Fast forward, now, to the present. After yet another goal Thursday night, Bickell's potted eight goals heading into Game 5 of the Conference Final, one shy of what Byfuglien had through the sweep of San Jose. He made slightly more than half a million dollars this season. His performance at "money time" this spring has likely earned him a deal at least seven to eight times more than his current salary. Heck, there might even be a team so smitten with Bickell they'd offer $5 million annually. On top of that, he's bought in -- and become very effective -- in the role he's needed.
The Blackhawks now are slightly below the current salary cap of about $71 million. Under the new CBA, the cap shrinks to just over $64 million next season. Joining Bickell on the current squad that need new deals are Ray Emery, Viktor Stalberg, Nick Leddy and Marcus Kruger. Of that remaining group, Leddy is probably the top priority, but Bickell has now moved to the forefront. I'm counting Emery as gone, after his superb work in almost splitting time with Corey Crawford in the regular season probably has a team thirsting for help in net and a starting opportunity throwing cash the Blackhawks can't match in a backup role.
Despite being in this cap pinch, I'd imagine general manager Stan Bowman is trying to find a way to keep the Bowmanville, Ontario native around.
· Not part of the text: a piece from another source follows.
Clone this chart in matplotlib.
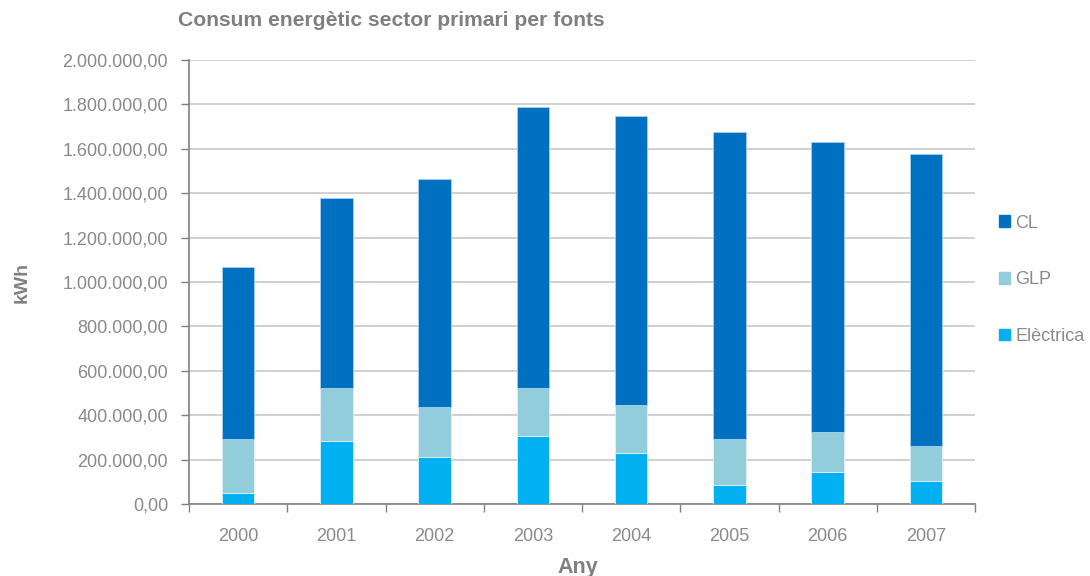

Okay, so it's actually Orono, Ontario, but I couldn't help the symmetry. The GM has found ways to get creative in rewarding and protecting priorities. First, that new CBA also allows for two contract buyouts over the next two years that don't count against the cap. He can do one now, one later, or both now if he so chooses. He has candidates for that.
He and his staff also have a grasp of whether some veterans in the middle of their salary scale are giving them proper bang for their buck. If not, perhaps it's time to cut ties with a taker who may be interested. Perhaps he goes even bolder and makes a move with a player previously considered "core." Either way, it opens an avenue to re-sign Bickell, get something decent in return, and open a wider path for the likes of a Jeremy Morin, Jimmy Hayes, Brandon Pirri, Ben Smith, Ryan Stanton or Adam Clendening to get a longer opportunity on the big stage to take over for anyone they may need to launch through this process.
On the glass-half-empty side, Bickell hasn't proven himself over an 82-game season. There were confidence issues as recently as 15 months ago. Half full, he's proven three straight years he's answered the bell when the pressure's on most -- in April, and now May and June. He seems to now "get" what it takes, physically and mentally. Still, it doesn't take long for May's hero to become December's whipping boy. Especially after a big bucks contract.
But Bickell's proven something here. In a 2004 NHL draft in which there were tons of first-round misses (and Cam Barker third overall wasn't the only one), the Blackhawks' second second-rounder is finally sitting awfully pretty. Where would this Hawks team be without him, especially as "core" guys like Patrick Kane, Jonathan Toews and Brent Seabrook have had their share of struggles in various forms this spring? There can be no question the big man has earned a big payday. Props to him. We potentially have another round to see what else he might deliver under the spotlight. Then, it falls on the bosses to determine just how much Bickell's worth in Chicago, especially in a role they've been looking to fill since Byfuglien departed.